Так этажом выше над комнатами Давиля и его спящей семьи «молодой консул» разговаривал сам с собой, борясь с тайной мукой, пока не преодолел ее и пока она, как и прочие мучения молодости, не начала забываться.
XV
Вести и инструкции из Парижа, которые в последнее время Давиль получал с большим опозданием, свидетельствовали о том, что огромная военная машина империи снова пришла в движение, и прямо против Австрии{35}. Давиль чувствовал в этом угрозу и для себя лично. На его беду, казалось ему, лавина должна двинуться как раз в эти места, где он на своем маленьком участке несет столь большую ответственность. Болезненная потребность что-то предпринять, что-то делать, мучительный страх ошибиться или упустить что-нибудь не покидали его теперь и во сне. Спокойствие и хладнокровие Дефоссе раздражали его больше, чем когда-либо.
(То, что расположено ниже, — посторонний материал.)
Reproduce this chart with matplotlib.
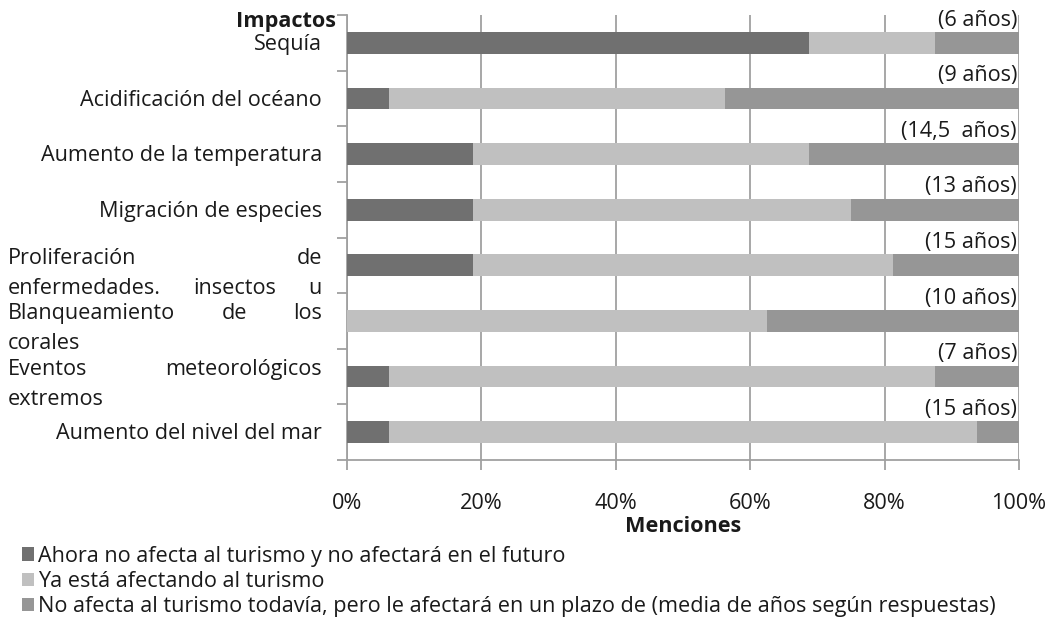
import matplotlib
matplotlib.use("Agg")
import matplotlib.pyplot as plt
from matplotlib.transforms import blended_transform_factory
from matplotlib.patches import Patch

plt.rcParams['font.family'] = ['Open Sans', 'DejaVu Sans']

# datos (% de menciones, 16 respuestas)
impactos = ['Sequía', 'Acidificación del océano', 'Aumento de la temperatura',
            'Migración de especies', 'Proliferación de enfermedades. insectos u',
            'Blanqueamiento de los corales', 'Eventos meteorológicos extremos',
            'Aumento del nivel del mar']
no_afecta = [68.75, 6.25, 18.75, 18.75, 18.75, 0.0, 6.25, 6.25]
ya_afecta = [18.75, 50.0, 50.0, 56.25, 62.5, 62.5, 81.25, 87.5]
afectara = [12.5, 43.75, 31.25, 25.0, 18.75, 37.5, 12.5, 6.25]
plazos = ['(6 años)', '(9 años)', '(14,5  años)', '(13 años)', '(15 años)',
          '(10 años)', '(7 años)', '(15 años)']

# etiquetas largas que salen justificadas en dos lineas
lineas_just = {
    4: [['Proliferación', 'de'], ['enfermedades.', 'insectos', 'u']],
    5: [['Blanqueamiento', 'de', 'los'], ['corales']],
    6: [['Eventos', 'meteorológicos'], ['extremos']],
}

leyenda = ['Ahora no afecta al turismo y no afectará en el futuro',
           'Ya está afectando al turismo',
           'No afecta al turismo todavía, pero le afectará en un plazo de (media de años según respuestas)']
colores = ['#707070', '#c0c0c0', '#969696']

W, H = 1058, 632
FS = 15.6


def texto_justificado(fig, ax, words, y, x0, x1, last=False):
    tr = blended_transform_factory(fig.transFigure, ax.transData)
    arts = [ax.text(x0 / W, y, w, transform=tr, ha='left', va='center', fontsize=FS, color='#1a1a1a')
            for w in words]
    if last or len(words) == 1:
        return
    fig.canvas.draw()
    r = fig.canvas.get_renderer()
    widths = [a.get_window_extent(r).width for a in arts]
    gap = ((x1 - x0) - sum(widths)) / (len(words) - 1)
    x = x0
    for a, w in zip(arts, widths):
        a.set_x(x / W)
        x += w + gap


def main():
    fig = plt.figure(figsize=(W / 100, H / 100), dpi=100)
    ax = fig.add_axes([347 / W, 1 - 460 / H, (1019 - 347) / W, (460 - 15) / H])

    n = len(impactos)
    pos = list(range(n))
    alto = 0.39

    left = [0] * n
    for vals, c in zip([no_afecta, ya_afecta, afectara], colores):
        ax.barh(pos, vals, left=left, height=alto, color=c, zorder=3)
        left = [l + v for l, v in zip(left, vals)]

    for i, p in enumerate(plazos):
        ax.annotate(p, xy=(100, i - alto / 2), xytext=(-1.5, 1), textcoords='offset points',
                    ha='right', va='bottom', fontsize=FS, color='#1a1a1a', zorder=4)

    ax.set_xlim(0, 100)
    ax.set_ylim(n - 0.5, -0.5)
    ax.set_xticks([0, 20, 40, 60, 80, 100])
    ax.set_xticklabels(['0%', '20%', '40%', '60%', '80%', '100%'], fontsize=FS, color='#1a1a1a')
    ax.set_yticks([i - 0.5 for i in range(n + 1)])
    ax.set_yticklabels([])
    ax.tick_params(axis='y', length=7, width=1.3, color='#a0a0a0')
    ax.tick_params(axis='x', length=7, width=1.3, color='#a0a0a0', pad=17)
    ax.grid(axis='x', color='#a0a0a0', linewidth=1.3, zorder=0)
    for s in ['top', 'right']:
        ax.spines[s].set_visible(False)
    for s in ['left', 'bottom']:
        ax.spines[s].set_color('#a0a0a0')
        ax.spines[s].set_linewidth(1.3)

    # etiquetas de categorias
    tr = blended_transform_factory(fig.transFigure, ax.transData)
    for i, lab in enumerate(impactos):
        if i in lineas_just:
            l1, l2 = lineas_just[i]
            texto_justificado(fig, ax, l1, i - 0.13, 8, 322)
            texto_justificado(fig, ax, l2, i + 0.41, 8, 322, last=(len(l2) == 1))
        else:
            ax.text(322 / W, i + 0.03, lab, transform=tr, ha='right', va='center',
                    fontsize=FS, color='#1a1a1a')

    fig.text(336 / W, 1 - 22 / H, 'Impactos', ha='right', va='center', fontsize=FS,
             fontweight='bold', color='#1a1a1a')
    fig.text(683 / W, 1 - 526 / H, 'Menciones', ha='center', va='center', fontsize=FS,
             fontweight='bold', color='#1a1a1a')

    handles = [Patch(facecolor=c) for c in colores]
    fig.legend(handles, leyenda, loc='upper left', bbox_to_anchor=(13 / W, 1 - 537 / H),
               frameon=False, fontsize=FS, handlelength=0.55, handleheight=0.55,
               handletextpad=0.2, labelspacing=0.2, borderaxespad=0, labelcolor='#1a1a1a')

    fig.savefig('out.png', dpi=100)


if __name__ == "__main__":
    main()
Молодой человек считал вполне естественным, что императорская армия должна где-то воевать, и он не видел ни малейшего повода менять образ жизни или направление мыслей. Давиль еле сдерживал гневную дрожь, слушая шутки и остроумные словечки, модные в среде парижской молодежи, которыми Дефоссе щеголял в разговорах о новой войне, без всякого уважения и воодушевления, но и без тени сомнения в победоносном исходе кампании. Это наполняло Давиля бессознательной завистью и острой тоской, потому что ему не с кем было поговорить («обменяться опасениями и надеждами») об этой войне и обо всем остальном в духе тех понятий и с тех точек зрения, которые свойственны и близки ему и его поколению. Теперь, больше чем когда-либо, мир представлялся ему начиненным западнями и опасностями и теми неопределенными мрачными мыслями и страхами, которые распространяются вместе с войной и влияют особенно на пожилых, слабых или утомленных людей.